While belief is available to all, for some it does not come easily.
“For some, it is a process that takes time, diligence, patience and earnest seeking, sometimes for a lifetime,” he said.
No matter how long it takes an individual personally, he or she can be certain that God will not “unfriend” any who draw near to Him and seek to follow His way.
“The more we are filled with God’s light, the more our hearts are filled with love — for Him and for those around us, His children, our brothers and sisters — the stronger we grow in spirit and in truth, the healthier we are spiritually.”

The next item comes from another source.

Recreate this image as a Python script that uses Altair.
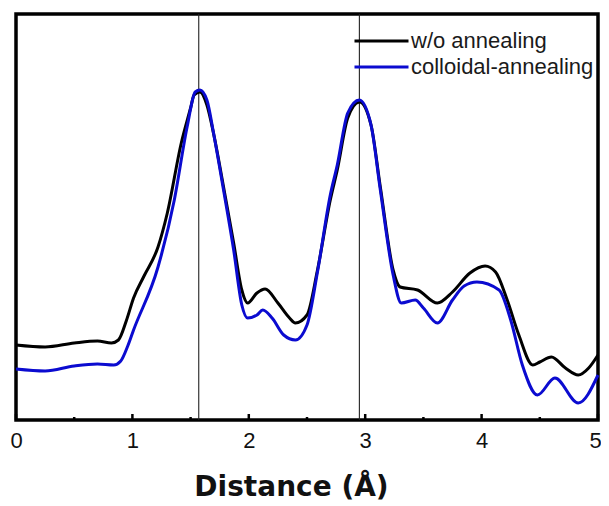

Recognizing all will experience times of sorrow and trial in life, it is through continuing to be a “light gatherer and disciple of Jesus Christ” that a person will experience “His abiding joy in the midst of your trials.”
“You will feel His watchful hand guiding your steps,” Elder Uchtdorf said.
Gathering light is a full-time day job, and is not something only received from a class or sermon, the leader taught.
“It cannot be checked off a list and considered completed,” he said. “It is a process of every day and every hour of your life. When you awake in the morning, you begin your quest for light. And when you finish the day, you evaluate your engagement in this specific task.”
As a person receives this light, he or she must let it shine so that others will see it and glorify God, he taught.
“This great quest for light has the power to enlighten your minds, expand your spirits, and endow you with penetrating understanding and profound joy,” he said. “It allows you to grow in the redeeming and exalting glory that proceeds from the presence of your magnificent Heavenly Father, our Heavenly Father. This is as worthy a quest for a disciple of Jesus Christ and one that is truly worthy of your best and finest efforts.”
Other speakers at the event included Elder Kim B. Clark, a General Authority Seventy and Commissioner of Education for the Church, and BYU-Hawaii President John S. Tanner. This semester’s graduating class includes students earning 201 bachelor degrees and 15 associate degrees. Graduates come from 29 different countries and 19 U.S. states and range in age from 19-47 years old.
“We need all of us to grow in our spiritual and temporal knowledge and understanding,” Elder Clark said. “All of us need to be lifelong gospel learners.”
Elder Clark shared with graduates five elements of a BYU-Hawaii education to incorporate in their own “house of learning.”
First, make homes a sanctuary of faith in Jesus Christ, focusing on obedience, consecration, humility and trust. Second, include learning and teaching by the Holy Spirit. Third, keep the House of the Lord close — both spiritually and physically through serving and working in the temple. Forth, feast on the words of Christ. And finally, create a house of love.
“Your experience at BYU-Hawaii will be a tremendous blessing as you seek to build a center of gospel learning in your homes,” he said. “You will teach your children the doctrine of Jesus Christ by the power of the Holy Ghost your children will feel the Savior’s love and see His light in you.”
President Tanner reminded graduates "who they are and whose they are" and encouraged grads to never forget their "eternal identity."
Prior to graduation, the Uchtdorfs were able to visit with and sing Christmas carols with students who work at the Polynesian Cultural Center.
“Many have young families, study hard, … in addition [to] … the regular challenges of life — pain, illness, disappointment, tragic events, doubt, everything — even in a part of the world that most of us would describe as paradise,” Elder Uchtdorf told the Church News.
Despite those challenges, “the students earn their living at the PCC in very different responsibilities, always being happy and wonderful ambassadors for the Church.”